Guerra alla Svizzera per coprire le colpe della crisi

di Geminello Alvi

Si sia onesti: è stato finora ben misero il risultato delle gran chiacchiere spese per la riforma della finanza. Eppure ovunque è stata rifornita di denaro pubblico tra i complimenti per aver così sventato il peggio. Ma tacendo che si sono anche riavviati pari pari tutti i vizi di una crescita nutrita dai derivati in Borsa, e dagli arbitri concessi ai commerci cinesi. In breve i solenni consessi dei ministri più potenti non sono riusciti a calmare neppure i nuovi profitti lucrati da banchieri di Wall Street coi dollari della Federal Reserve. E però in questi G20 di grandi promesse e pentimenti, non c’è stata una volta sola che la croce non sia toccata ai paradisi fiscali, e quindi agli svizzeri.

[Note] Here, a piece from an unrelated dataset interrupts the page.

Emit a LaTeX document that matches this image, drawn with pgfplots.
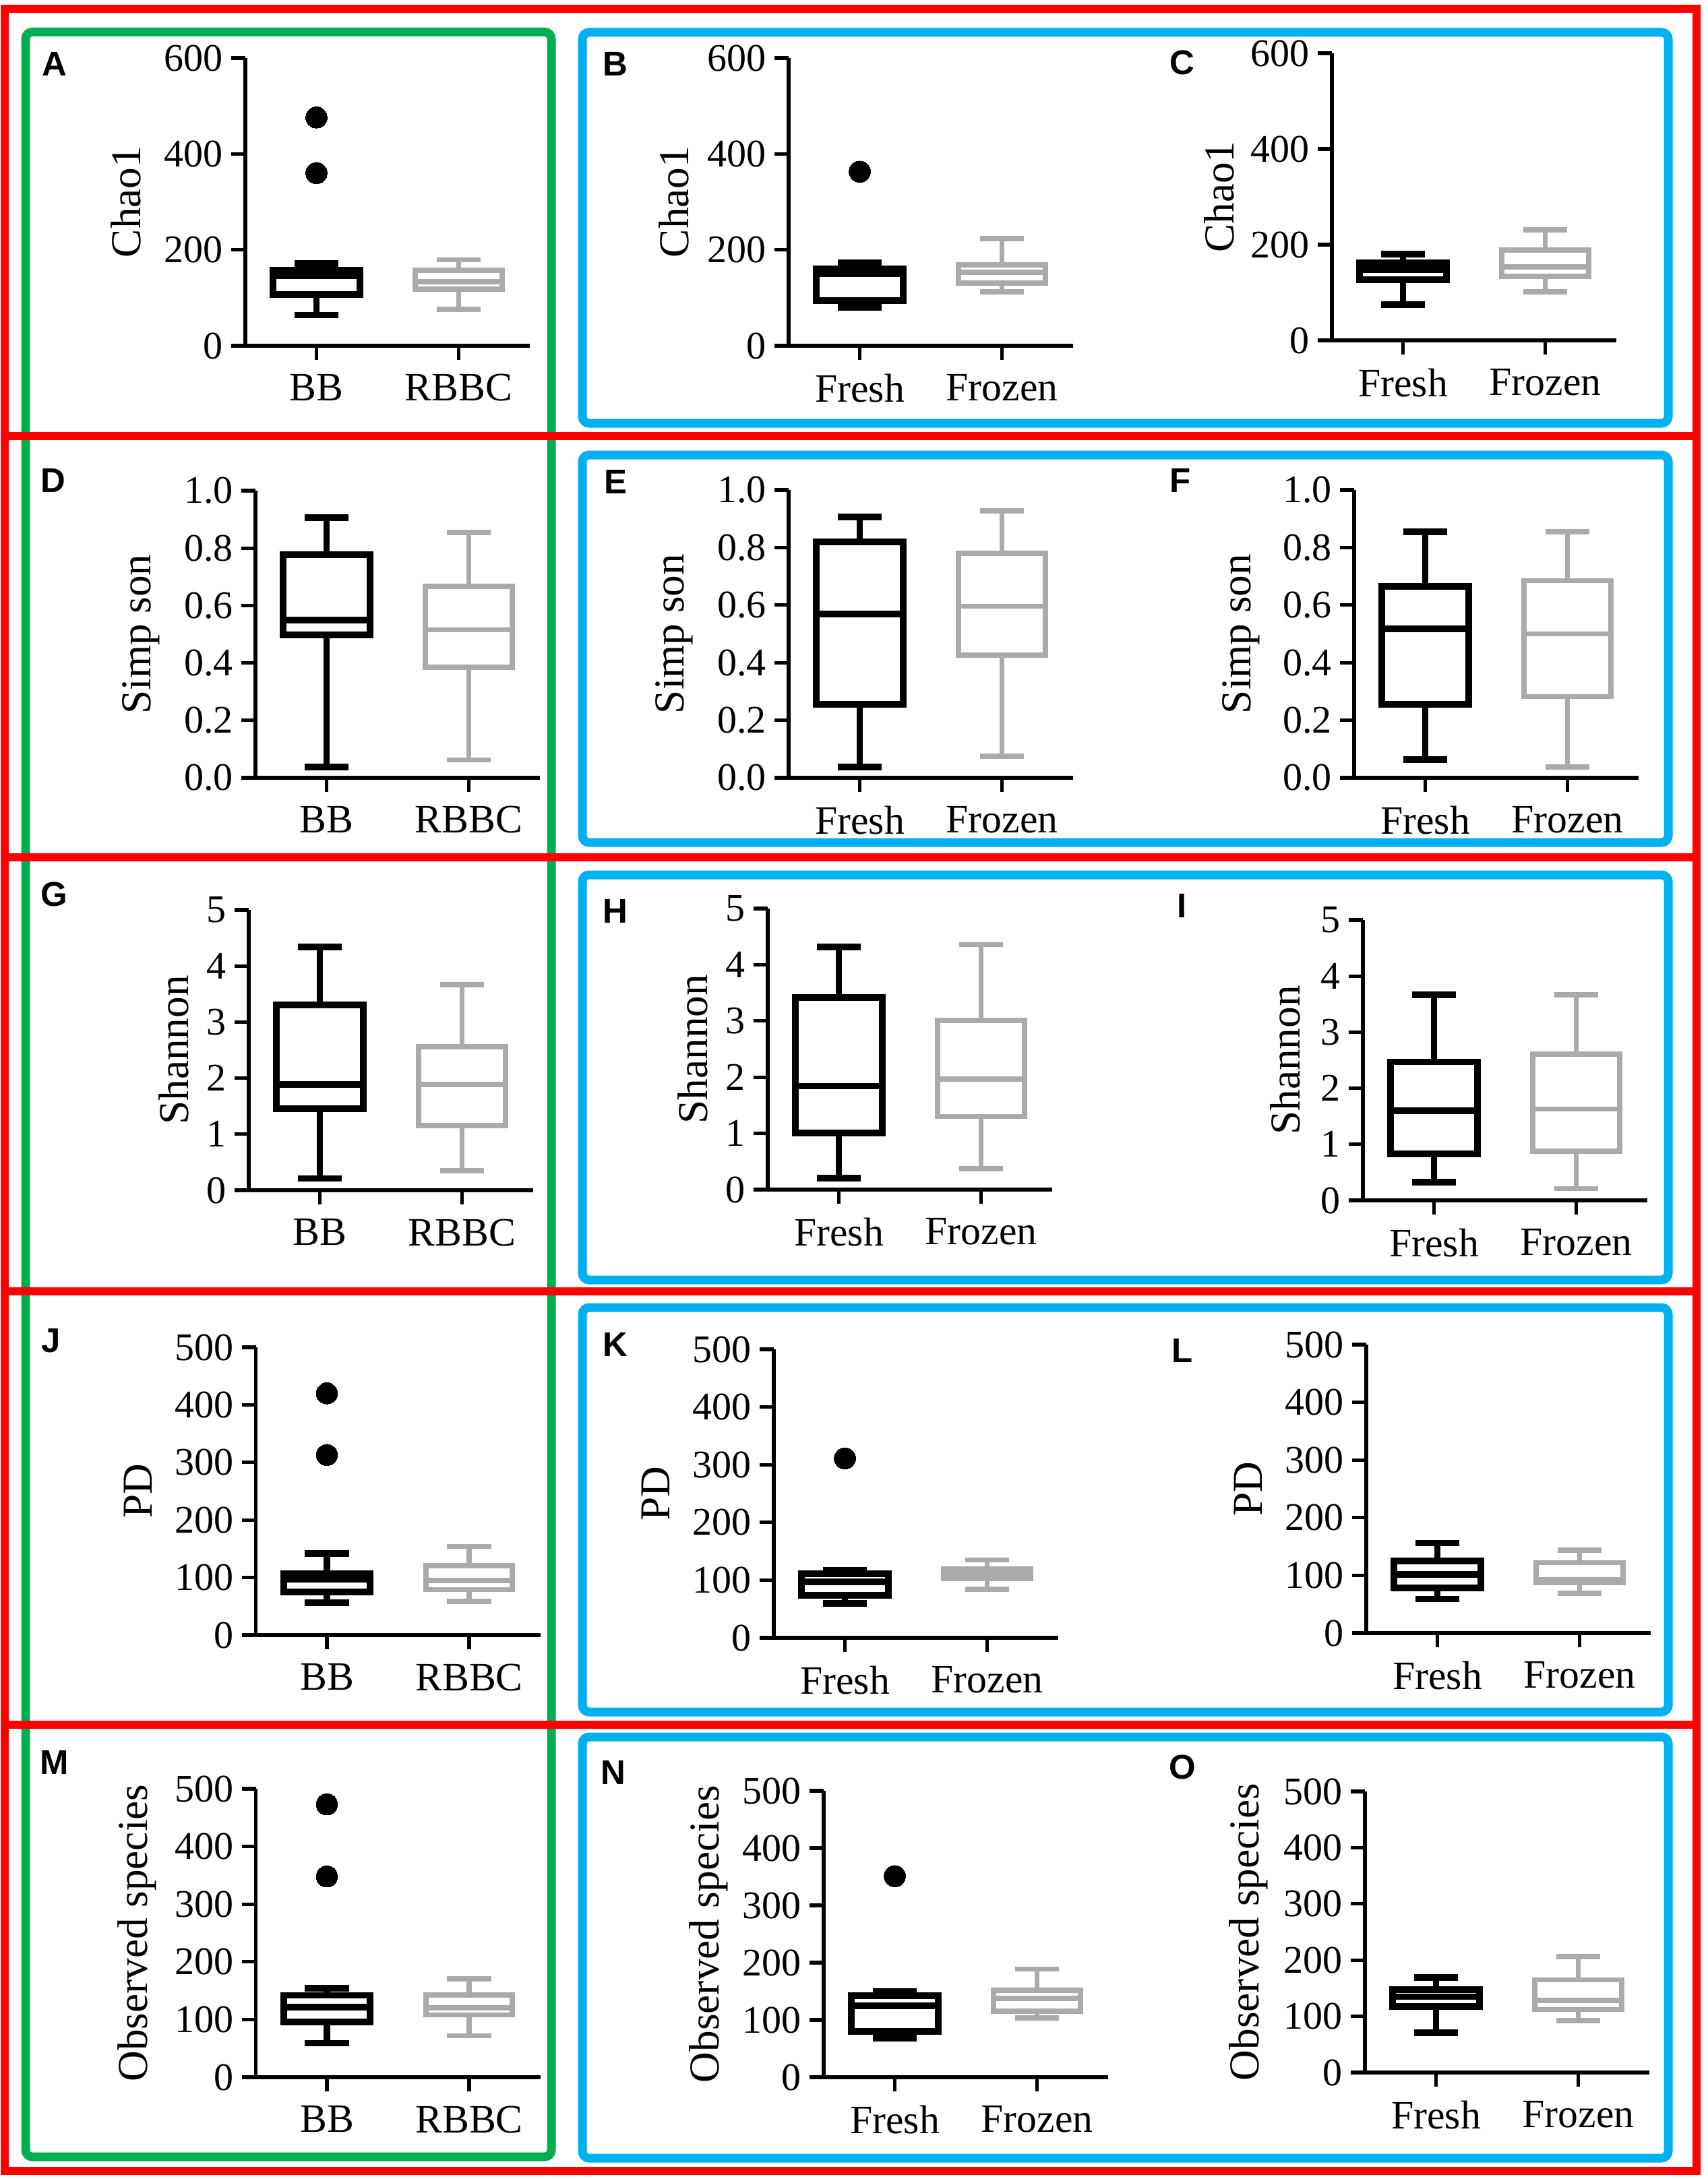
\documentclass[border=0pt]{standalone}
\usepackage{fontspec}
\setmainfont{Liberation Serif}
\newfontfamily\lettfont{Liberation Sans}
\usepackage{pgfplots}
\pgfplotsset{compat=1.18}
\usepgfplotslibrary{statistics}

\definecolor{bgray}{RGB}{170,170,170}
\definecolor{fgreen}{RGB}{0,176,80}
\definecolor{fblue}{RGB}{0,176,240}
\definecolor{fred}{RGB}{255,0,0}

\pgfplotsset{
  panel/.style={
    scale only axis, width=42.2mm, anchor=south west,
    xmin=0.5, xmax=2.5, ymin=0, clip=false,
    axis lines=left, axis line style={-, line width=1.7pt},
    xtick={1,2}, tick align=outside, major tick length=2.1mm,
    tick style={black, line width=1.5pt},
    /pgf/number format/assume math mode=true,
    yticklabel style={font=\fontsize{16.5}{16.5}\selectfont},
    xticklabel style={font=\fontsize{17}{17}\selectfont, yshift=-0.9mm},
    ylabel style={font=\fontsize{18}{18}\selectfont, anchor=center},
  },
  chao/.style={panel, ymax=600, ytick={0,200,400,600}},
  simp/.style={panel, ymax=1, ytick={0,0.2,0.4,0.6,0.8,1.0},
    yticklabel style={/pgf/number format/.cd, fixed, fixed zerofill, precision=1}},
  shan/.style={panel, ymax=5, ytick={0,1,2,3,4,5}},
  five/.style={panel, ymax=500, ytick={0,100,200,300,400,500}},
  bb/.style={black, line width=2.8pt, mark=none},
  gr/.style={bgray, line width=2.2pt, mark=none},
  bw/.style={boxplot/draw direction=y, boxplot/box extend=0.61, boxplot/whisker extend=0.31},
  outl/.style={only marks, mark=*, mark size=4.5pt, black,
    mark options={fill=black, line width=0pt}},
}
\newcommand\lett[1]{{\lettfont\bfseries\fontsize{14.5}{14.5}\selectfont #1}}

\begin{document}
\begin{tikzpicture}
\path[use as bounding box] (0,0) rectangle (253.3mm,-323.3mm);

% ---- frames
\draw[fgreen, line width=1.3mm, rounded corners=1mm] (3.8mm,-4.75mm) rectangle (81.8mm,-320.0mm);
\foreach \ya/\yb in {4.8/62.8, 67.5/125.0, 129.8/189.9, 194.0/254.0, 257.7/320.2}
  \draw[fblue, line width=1.3mm, rounded corners=1mm] (86.4mm,-\ya mm) rectangle (247.5mm,-\yb mm);
\draw[fred, line width=1.2mm] (0.7mm,-1.3mm) rectangle (251.7mm,-322.1mm);
\foreach \y in {64.7, 127.2, 191.6, 255.9}
  \draw[fred, line width=1.2mm] (0.7mm,-\y mm) -- (251.7mm,-\y mm);

% ---- row 1: Chao1
\begin{axis}[chao, at={(36.4mm,-51.3mm)}, height=42.7mm, xticklabels={BB,RBBC},
  ylabel={Chao1}, ylabel style={at={(axis description cs:-0.419,0.5)}}]
\addplot[bb, bw, boxplot prepared={draw position=1, lower whisker=64, lower quartile=107,
  median=146, upper quartile=158, upper whisker=171}] coordinates {};
\addplot[gr, bw, boxplot prepared={draw position=2, lower whisker=76, lower quartile=118,
  median=133, upper quartile=157, upper whisker=179}] coordinates {};
\addplot[outl] coordinates {(1,476) (1,360)};
\end{axis}

\begin{axis}[chao, at={(117.0mm,-51.3mm)}, height=42.7mm, xticklabels={Fresh,Frozen},
  ylabel={Chao1}, ylabel style={at={(axis description cs:-0.403,0.5)}}]
\addplot[bb, bw, boxplot prepared={draw position=1, lower whisker=80, lower quartile=94,
  median=150, upper quartile=160, upper whisker=173}] coordinates {};
\addplot[gr, bw, boxplot prepared={draw position=2, lower whisker=112, lower quartile=131,
  median=153, upper quartile=169, upper whisker=223}] coordinates {};
\addplot[outl] coordinates {(1,363)};
\end{axis}

\begin{axis}[chao, at={(197.6mm,-50.5mm)}, height=42.6mm, xticklabels={Fresh,Frozen},
  ylabel={Chao1}, ylabel style={at={(axis description cs:-0.396,0.5)}}]
\addplot[bb, bw, boxplot prepared={draw position=1, lower whisker=75, lower quartile=127,
  median=148, upper quartile=162, upper whisker=180}] coordinates {};
\addplot[gr, bw, boxplot prepared={draw position=2, lower whisker=101, lower quartile=134,
  median=154, upper quartile=189, upper whisker=231}] coordinates {};
\end{axis}

% ---- row 2: Simpson
\begin{axis}[simp, at={(37.9mm,-115.4mm)}, height=42.6mm, xticklabels={BB,RBBC},
  ylabel={Simp son}, ylabel style={at={(axis description cs:-0.403,0.5)}}]
\addplot[bb, bw, boxplot prepared={draw position=1, lower whisker=0.038, lower quartile=0.498,
  median=0.549, upper quartile=0.778, upper whisker=0.907}] coordinates {};
\addplot[gr, bw, boxplot prepared={draw position=2, lower whisker=0.062, lower quartile=0.385,
  median=0.515, upper quartile=0.666, upper whisker=0.855}] coordinates {};
\end{axis}

\begin{axis}[simp, at={(117.0mm,-115.4mm)}, height=42.7mm, xticklabels={Fresh,Frozen},
  ylabel={Simp son}, ylabel style={at={(axis description cs:-0.403,0.5)}}]
\addplot[bb, bw, boxplot prepared={draw position=1, lower whisker=0.038, lower quartile=0.256,
  median=0.570, upper quartile=0.819, upper whisker=0.907}] coordinates {};
\addplot[gr, bw, boxplot prepared={draw position=2, lower whisker=0.075, lower quartile=0.427,
  median=0.596, upper quartile=0.780, upper whisker=0.927}] coordinates {};
\end{axis}

\begin{axis}[simp, at={(200.9mm,-115.4mm)}, height=42.7mm, xticklabels={Fresh,Frozen},
  ylabel={Simp son}, ylabel style={at={(axis description cs:-0.398,0.5)}}]
\addplot[bb, bw, boxplot prepared={draw position=1, lower whisker=0.064, lower quartile=0.256,
  median=0.517, upper quartile=0.666, upper whisker=0.855}] coordinates {};
\addplot[gr, bw, boxplot prepared={draw position=2, lower whisker=0.038, lower quartile=0.282,
  median=0.500, upper quartile=0.685, upper whisker=0.855}] coordinates {};
\end{axis}

% ---- row 3: Shannon
\begin{axis}[shan, at={(36.9mm,-176.6mm)}, height=41.6mm, xticklabels={BB,RBBC},
  ylabel={Shannon}, ylabel style={at={(axis description cs:-0.264,0.5)}}]
\addplot[bb, bw, boxplot prepared={draw position=1, lower whisker=0.21, lower quartile=1.45,
  median=1.89, upper quartile=3.31, upper whisker=4.34}] coordinates {};
\addplot[gr, bw, boxplot prepared={draw position=2, lower whisker=0.35, lower quartile=1.15,
  median=1.89, upper quartile=2.56, upper whisker=3.67}] coordinates {};
\end{axis}

\begin{axis}[shan, at={(113.9mm,-176.5mm)}, height=41.7mm, xticklabels={Fresh,Frozen},
  ylabel={Shannon}, ylabel style={at={(axis description cs:-0.263,0.5)}}]
\addplot[bb, bw, boxplot prepared={draw position=1, lower whisker=0.20, lower quartile=1.01,
  median=1.84, upper quartile=3.42, upper whisker=4.32}] coordinates {};
\addplot[gr, bw, boxplot prepared={draw position=2, lower whisker=0.37, lower quartile=1.30,
  median=1.97, upper quartile=3.01, upper whisker=4.36}] coordinates {};
\end{axis}

\begin{axis}[shan, at={(202.2mm,-178.1mm)}, height=41.6mm, xticklabels={Fresh,Frozen},
  ylabel={Shannon}, ylabel style={at={(axis description cs:-0.273,0.5)}}]
\addplot[bb, bw, boxplot prepared={draw position=1, lower whisker=0.32, lower quartile=0.83,
  median=1.60, upper quartile=2.47, upper whisker=3.67}] coordinates {};
\addplot[gr, bw, boxplot prepared={draw position=2, lower whisker=0.21, lower quartile=0.88,
  median=1.63, upper quartile=2.61, upper whisker=3.67}] coordinates {};
\end{axis}

% ---- row 4: PD
\begin{axis}[five, at={(37.95mm,-242.6mm)}, height=42.7mm, xticklabels={BB,RBBC},
  ylabel={PD}, ylabel style={at={(axis description cs:-0.414,0.5)}}]
\addplot[bb, bw, boxplot prepared={draw position=1, lower whisker=56, lower quartile=75,
  median=97, upper quartile=107, upper whisker=142}] coordinates {};
\addplot[gr, bw, boxplot prepared={draw position=2, lower whisker=59, lower quartile=79,
  median=95, upper quartile=121, upper whisker=154}] coordinates {};
\addplot[outl] coordinates {(1,420) (1,313)};
\end{axis}

\begin{axis}[five, at={(114.8mm,-243.0mm)}, height=42.8mm, xticklabels={Fresh,Frozen},
  ylabel={PD}, ylabel style={at={(axis description cs:-0.415,0.5)}}]
\addplot[bb, bw, boxplot prepared={draw position=1, lower whisker=60, lower quartile=74,
  median=97, upper quartile=111, upper whisker=117}] coordinates {};
\addplot[gr, bw, boxplot prepared={draw position=2, lower whisker=84, lower quartile=103,
  median=110, upper quartile=119, upper whisker=135}] coordinates {};
\addplot[outl] coordinates {(1,311)};
\end{axis}

\begin{axis}[five, at={(202.7mm,-242.3mm)}, height=42.8mm, xticklabels={Fresh,Frozen},
  ylabel={PD}, ylabel style={at={(axis description cs:-0.415,0.5)}}]
\addplot[bb, bw, boxplot prepared={draw position=1, lower whisker=59, lower quartile=78,
  median=102, upper quartile=125, upper whisker=156}] coordinates {};
\addplot[gr, bw, boxplot prepared={draw position=2, lower whisker=69, lower quartile=87,
  median=93, upper quartile=122, upper whisker=144}] coordinates {};
\end{axis}

% ---- row 5: Observed species
\begin{axis}[five, at={(37.95mm,-308.2mm)}, height=42.8mm, xticklabels={BB,RBBC},
  ylabel={Observed species}, ylabel style={at={(axis description cs:-0.418,0.5)}}]
\addplot[bb, bw, boxplot prepared={draw position=1, lower whisker=59, lower quartile=96,
  median=122, upper quartile=142, upper whisker=154}] coordinates {};
\addplot[gr, bw, boxplot prepared={draw position=2, lower whisker=72, lower quartile=108,
  median=120, upper quartile=143, upper whisker=171}] coordinates {};
\addplot[outl] coordinates {(1,473) (1,348)};
\end{axis}

\begin{axis}[five, at={(122.2mm,-308.2mm)}, height=42.5mm, xticklabels={Fresh,Frozen},
  ylabel={Observed species}, ylabel style={at={(axis description cs:-0.405,0.5)}}]
\addplot[bb, bw, boxplot prepared={draw position=1, lower whisker=68, lower quartile=80,
  median=125, upper quartile=142, upper whisker=150}] coordinates {};
\addplot[gr, bw, boxplot prepared={draw position=2, lower whisker=104, lower quartile=115,
  median=138, upper quartile=152, upper whisker=189}] coordinates {};
\addplot[outl] coordinates {(1,351)};
\end{axis}

\begin{axis}[five, at={(202.5mm,-307.5mm)}, height=41.7mm, xticklabels={Fresh,Frozen},
  ylabel={Observed species}, ylabel style={at={(axis description cs:-0.41,0.5)}}]
\addplot[bb, bw, boxplot prepared={draw position=1, lower whisker=71, lower quartile=118,
  median=135, upper quartile=148, upper whisker=169}] coordinates {};
\addplot[gr, bw, boxplot prepared={draw position=2, lower whisker=92, lower quartile=112,
  median=128, upper quartile=165, upper whisker=206}] coordinates {};
\end{axis}

% ---- panel letters
\node at (8.1mm,-9.5mm) {\lett{A}};
\node at (91.3mm,-9.5mm) {\lett{B}};
\node at (175.4mm,-9.3mm) {\lett{C}};
\node at (7.9mm,-71.3mm) {\lett{D}};
\node at (91.3mm,-71.5mm) {\lett{E}};
\node at (175.1mm,-71.3mm) {\lett{F}};
\node at (8.0mm,-132.7mm) {\lett{G}};
\node at (91.3mm,-135.2mm) {\lett{H}};
\node at (175.4mm,-134.4mm) {\lett{I}};
\node at (7.6mm,-198.9mm) {\lett{J}};
\node at (91.3mm,-199.5mm) {\lett{K}};
\node at (175.4mm,-200.4mm) {\lett{L}};
\node at (8.1mm,-261.5mm) {\lett{M}};
\node at (91.0mm,-263.0mm) {\lett{N}};
\node at (175.4mm,-262.2mm) {\lett{O}};
\end{tikzpicture}
\end{document}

Come se tutti i guai di una crisi nutrita dagli eccessi degli Stati Uniti e dai loro tornaconti coi cinesi, fossero insignificanti, rispetto ai torti della Svizzera. Il che è presumere, e mentire, però un po’ troppo. Perché è pur vero che nei film di James Bond vagano sempre algidi banchieri di Zurigo coi computer dentro la valigetta.
Ma anche quei miliardi, lucrabili per via dello scudo fiscale, sono una cifra non risolutiva. E viene da credere che la guerra a leggi e banche della Confederazione serva ovunque solo ad altro: a distogliere la pubblica opinione dalle colpe e dai veri rimedi ai guai presenti.
Insomma direi che stavolta gli ipocriti non sono gli svizzeri. E aggiungerei un biasimo preoccupato per le maniere, non molto migliori di quelle di Gheddafi, esibite dai vari governi europei. Chiunque ci abbia vissuto davvero in Svizzera, sa infatti che essa è creatura preziosa, e ne sente dentro il cuore per sempre una certa nostalgia. Nazione avvezza certo alle piccole cose; e nei secoli però altrettanto pignola nel proteggere un’idea di armonia e libertà.
Fuori dei suoi confini si impazziva con Napoleone o Hitler, o adesso con l’euro, moneta pensata tra l’altro da costoro per primi. Mentre la Svizzera resisteva gelosa del particolare, garante in grado di offrirlo a chiunque. Fosse costui anche Lenin, esule a Zurigo durante la guerra.
Insomma quella Svizzera in cui gli stupidi vedono soltanto meschinità venale, è pure patria di alti ideali, universali e perciò particolari. Come era anche il mite Henry Dunant, svizzero sconvolto dai massacri di Solferino, e morto in miseria per creare la Croce Rossa. In conclusione la ferocia esibita al fine d’omologare Svizzera e svizzeri alle manie, e alle vanità, inesauste di ministri verbosi, fa del male agli europei. Toglie loro una pausa, mina una isola di libertà preziosa per tutti.
Detto in altri termini: si vuole riformare la finanza? Bene, allora si vincoli la politica monetaria delle banche centrali a riferirsi non solo all’indice dei prezzi al consumo. Si tenga in conto anche quella delle attività finanziarie. Si fosse fatto per i titoli sui mutui e sugli altri non ci sarebbe stata la crisi. Si vuole poi ostacolare la speculazione? Si aumentino intanto i margini da versare sui derivati. In altri termini si rallenti quella velocità di circolazione della moneta che la venalità degli americani ha gonfiato senza sosta. E si renda nominativa la titolarità di operazioni finora astratte. Altro che verbose commissioni coi saputi di sinistra; si dicano queste cose agli americani. Allora sì si sarebbe più equilibrati.

Oppure, come avviene, ci si adatti invece a pagare il conto di un dollaro svalutato, di una finanza gonfiata dal patto cinoamericano. Ma si lascino in pace la libertà di risparmiare dove e come si vuole. E viva la Svizzera.